Su Cristo, por esas razones de antigüedad, porque lleva siglos muriendo en su ciudad, ante infinidad de paisanos, infinidad de motivos de rezo, infinidad de situaciones en la urbe, agradecida y entregada, en la que parece que no le ha pasado el tiempo, pero sí le ha pasado, hubo de restaurarse para devolverle la impronta que le dejara su escultor, y para recuperar el esplendor de una de las piezas clave de su imaginería, si no la más.
Él recuerda que, una tarde, aquellos amigos con los que descubría la Semana Santa le citaron en los aledaños catedralicios puesto que llegaba su Cristo, ya restaurado, y había que prepararlo para que la ciudad volviese a verlo, aunque ya no podría ser de la misma forma que antes, no en su capilla, sino desde la Catedral, y con un solemne traslado hasta su sede canónica.
Todavía, después de haber pasado años desde ese momento, siente al evocarlo los mismos nervios que sintieron, él y sus amigos, aquella vez cuando lo sacaron del cajón en el que venía pertrechado el Señor, a fin de evitarle cualquier percance, y lo dejaron en el lugar donde habrían de desembalarlo. Recuerda a sus hermanos, más jóvenes, él casi niño, solemnes y ceremoniosos, cuidadosos al máximo, por ser Él quien es, serios, con los ojos emocionados y alguna mano acariciando la vetusta imagen de la caja, como si al hacerlo fuese la misma madera del Señor.
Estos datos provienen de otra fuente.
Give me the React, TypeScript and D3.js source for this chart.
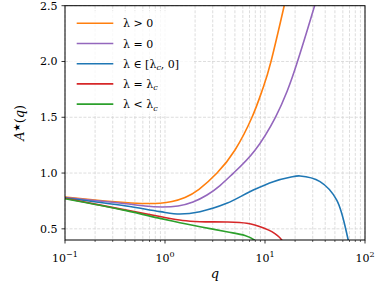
import React from "react";
import * as d3 from "d3";

const W = 381;
const H = 286;

const seriesLabels = ["λ > 0", "λ = 0", "λ ∈ [λc, 0]", "λ = λc", "λ < λc"];
const seriesColors = ["#ff7f0e", "#9467bd", "#1f77b4", "#d62728", "#2ca02c"];

const orangeQ = [0.1, 0.251, 0.398, 0.631, 0.891, 1.175, 1.585, 2.188, 3.311, 5.012, 7.413, 9.44, 11.48, 15.56, 17.78];
const orangeV = [0.785, 0.75, 0.736, 0.727, 0.73, 0.745, 0.781, 0.854, 1.0, 1.207, 1.5, 1.749, 2.0, 2.5, 2.73];

const purpleQ = [0.1, 0.316, 0.631, 0.933, 1.349, 1.905, 2.63, 3.548, 4.842, 7.943, 12.71, 16.6, 21.13, 31.33, 35.48];
const purpleV = [0.78, 0.736, 0.705, 0.696, 0.705, 0.741, 0.803, 0.888, 1.0, 1.205, 1.5, 1.731, 2.0, 2.5, 2.677];

const blueQ = [0.1, 0.41, 0.89, 1.41, 2.24, 4.14, 7.64, 12.1, 17.8, 22.4, 35.5, 52, 68, 72];
const blueV = [0.777, 0.705, 0.654, 0.633, 0.654, 0.729, 0.848, 0.923, 0.962, 0.974, 0.923, 0.76, 0.4, 0.3];

const redQ = [0.1, 0.41, 0.89, 1.5, 2.24, 4.14, 6.58, 7.9, 11.7, 14.7, 16];
const redV = [0.774, 0.668, 0.61, 0.575, 0.564, 0.561, 0.55, 0.535, 0.475, 0.4, 0.3];

const greenQ = [0.1, 0.41, 0.89, 1.41, 2.24, 4.14, 6.3, 7.8, 8.3];
const greenV = [0.77, 0.663, 0.594, 0.555, 0.519, 0.474, 0.44, 0.4, 0.37];

const seriesQ = [orangeQ, purpleQ, blueQ, redQ, greenQ];
const seriesV = [orangeV, purpleV, blueV, redV, greenV];

const xDecades = [-1, 0, 1, 2];
const yTicks = [0.5, 1.0, 1.5, 2.0, 2.5];

const left = 65;
const right = 365;
const top = 5.7;
const bottom = 240;

export default function App() {
  const x = d3.scaleLog().domain([0.1, 100]).range([left, right]);
  const y = d3.scaleLinear().domain([0.4, 2.5]).range([bottom, top]);

  const minorX: number[] = [];
  for (let d = -1; d < 2; d++) {
    for (let k = 2; k <= 9; k++) minorX.push(k * Math.pow(10, d));
  }

  const smoothLine = d3
    .line<[number, number]>()
    .x((d) => x(d[0]))
    .y((d) => y(d[1]))
    .curve(d3.curveNatural);
  const localLine = d3
    .line<[number, number]>()
    .x((d) => x(d[0]))
    .y((d) => y(d[1]))
    .curve(d3.curveCatmullRom.alpha(0.5));

  const gridStyle = { stroke: "#d4d4d4", strokeWidth: 0.8, strokeDasharray: "3,1.6" };
  const serif = "'DejaVu Serif', 'Liberation Serif', serif";

  const legX0 = 76.7;
  const legX1 = 113.3;
  const legY0 = 23.3;
  const legStep = 20.2;

  const renderLabel = (i: number) => {
    const sub = { fontSize: 8, fontStyle: "italic" as const };
    switch (i) {
      case 0:
        return <tspan>λ &gt; 0</tspan>;
      case 1:
        return <tspan>λ = 0</tspan>;
      case 2:
        return (
          <>
            <tspan>λ ∈ [λ</tspan>
            <tspan dy={2.5} style={sub}>c</tspan>
            <tspan dy={-2.5}>, 0]</tspan>
          </>
        );
      case 3:
        return (
          <>
            <tspan>λ = λ</tspan>
            <tspan dy={2.5} style={sub}>c</tspan>
          </>
        );
      default:
        return (
          <>
            <tspan>λ &lt; λ</tspan>
            <tspan dy={2.5} style={sub}>c</tspan>
          </>
        );
    }
  };

  return (
    <svg
      width={W}
      height={H}
      style={{ position: "absolute", left: 0, top: 0, background: "#fff" }}
      fontFamily={serif}
    >
      <defs>
        <clipPath id="plotclip">
          <rect x={left} y={top} width={right - left} height={bottom - top} />
        </clipPath>
      </defs>
      <g>
        {minorX.map((v, i) => (
          <line key={"mx" + i} x1={x(v)} x2={x(v)} y1={top} y2={bottom} style={gridStyle} />
        ))}
        {xDecades.map((d) => (
          <line key={"Mx" + d} x1={x(Math.pow(10, d))} x2={x(Math.pow(10, d))} y1={top} y2={bottom} style={gridStyle} />
        ))}
        {yTicks.map((t) => (
          <line key={"gy" + t} x1={left} x2={right} y1={y(t)} y2={y(t)} style={gridStyle} />
        ))}
      </g>
      <g clipPath="url(#plotclip)">
        {seriesQ.map((qs, i) => {
          const pts = qs.map((q, j) => [q, seriesV[i][j]] as [number, number]);
          const gen = i < 2 ? smoothLine : localLine;
          return (
            <path
              key={"s" + i}
              d={gen(pts) || ""}
              fill="none"
              stroke={seriesColors[i]}
              strokeWidth={1.6}
            />
          );
        })}
      </g>
      <rect x={70} y={11} width={124} height={103} rx={3} fill="#fff" fillOpacity={0.8} />
      {seriesLabels.map((lab, i) => (
        <g key={"lg" + i}>
          <line
            x1={legX0}
            x2={legX1}
            y1={legY0 + i * legStep}
            y2={legY0 + i * legStep}
            stroke={seriesColors[i]}
            strokeWidth={1.6}
          />
          <text x={123} y={legY0 + i * legStep + 4} fontSize={11} fill="#000">
            {renderLabel(i)}
          </text>
        </g>
      ))}
      <rect x={left} y={top} width={right - left} height={bottom - top} fill="none" stroke="#000" strokeWidth={1} />
      {minorX.map((v, i) => (
        <line key={"tmx" + i} x1={x(v)} x2={x(v)} y1={bottom} y2={bottom + 2} stroke="#000" strokeWidth={0.6} />
      ))}
      {xDecades.map((d) => (
        <g key={"tx" + d}>
          <line x1={x(Math.pow(10, d))} x2={x(Math.pow(10, d))} y1={bottom} y2={bottom + 3.5} stroke="#000" strokeWidth={0.8} />
          <text x={x(Math.pow(10, d))} y={262} fontSize={11} textAnchor="middle" fill="#000">
            <tspan>10</tspan>
            <tspan dy={-5} fontSize={8}>{d < 0 ? "−" + Math.abs(d) : String(d)}</tspan>
          </text>
        </g>
      ))}
      {yTicks.map((t) => (
        <g key={"ty" + t}>
          <line x1={left - 3.5} x2={left} y1={y(t)} y2={y(t)} stroke="#000" strokeWidth={0.8} />
          <text x={57.5} y={y(t) + 4} fontSize={11} textAnchor="end" fill="#000">
            {t.toFixed(1)}
          </text>
        </g>
      ))}
      <text x={215} y={278} fontSize={13} fontStyle="italic" textAnchor="middle" fill="#000">
        q
      </text>
      <text transform={`translate(24,${(top + bottom) / 2}) rotate(-90)`} fontSize={13} textAnchor="middle" fill="#000">
        <tspan fontStyle="italic">A</tspan>
        <tspan dy={-4} fontSize={9} fontFamily="'DejaVu Sans', sans-serif">★</tspan>
        <tspan dy={4}>(</tspan>
        <tspan fontStyle="italic">q</tspan>
        <tspan>)</tspan>
      </text>
    </svg>
  );
}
Al abrirlo, el escalofrío fue tal, tan grande la envergadura del momento, que cada vez que se va con la mente a ese instante siente lo mismo que aque día, imborrable ya para su memoria cofrade, en que siendo el mismo Cristo, pareciese estar estrenándose a los ojos de su expectante ciudad, ante sus hermanos, y éstos y aquélla, ante Él.
El que no haya vivido algo semejante, no podrá entender lo que él siente al recordarlo, porque estas cosas son exclusivas de cofrades casi niños, hermanos ceremoniosos, cajones y Crucificados.